I did not get an allowance as a child- my basic needs were taken care of and the concept of ‘extras’ did not exist. However, though we take care of more than the basic needs of our children, most of them also get allowances for ‘extras’. Allowances can be a valuable tool to teach children about budgeting. They can learn to allocate their allowance towards  spending, saving and giving away. When the kids are older, their allowance can become a “working allowance”. They can be paid an allowance for working around the house;  you not only ease the load on yourself, but also teach them that money does not ‘grow on trees’. Unfortunately, those of us who live in India and the Far East, have household help and never ask our kids to work around the house. This is a pity, really, because our kids scoff at being asked to do anything around the house. Teaching children the value of work (even house work) will prepare them for life as future hard-working employees. In the West, household help is scarce and parents can easily implement the concept of a “working allowance”- they can decide on a reasonable amount of money to give for each household chore.

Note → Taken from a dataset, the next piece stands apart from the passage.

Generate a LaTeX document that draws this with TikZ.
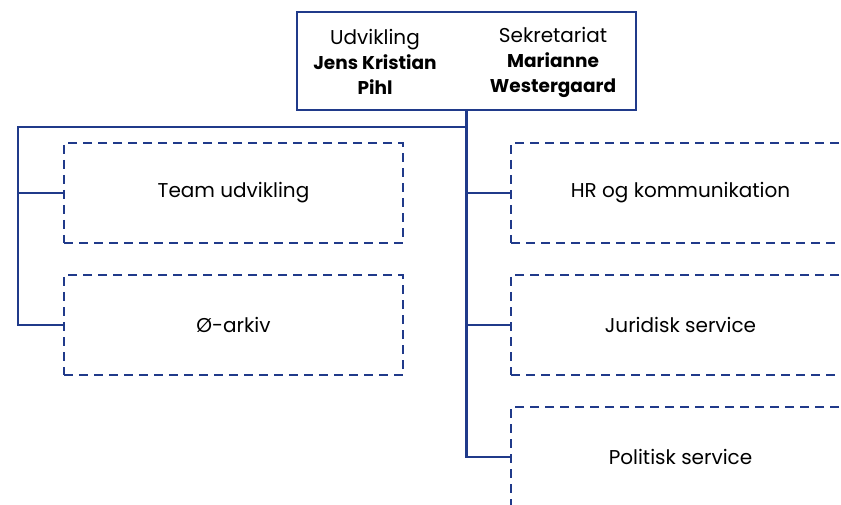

Heidi Emberling, a Parent Educator in Palo Alto, California, has a special technique for teaching her children the value of money. “If my son gets himself ready for school in the morning (he’s in kindergarten) by doing four things–going potty, getting dressed, brushing his teeth, and brushing his hair without any fussing, he gets a sticker on his calendar. At the end of the week, each sticker is worth $1. He has three jars in his room–one save, one give, and one spend. He divides the money as he likes, but at least one dollar goes in each jar. He can immediately spend the money in the spend jar, or he can combine it with the save jar for something he really wants that costs a lot. He knows that the ‘give’ money is for people (or animals, or some other cause) who don’t have money of their own.” By allowing her son to decide where the money goes, this mother has empowered him to make his own financial decisions, even at a very young age.

As our children get older, we can teach them about saving for long-term goals. We can introduce them to banking and simple banking products; let them open a savings account, teach them how to keep track of how much they have.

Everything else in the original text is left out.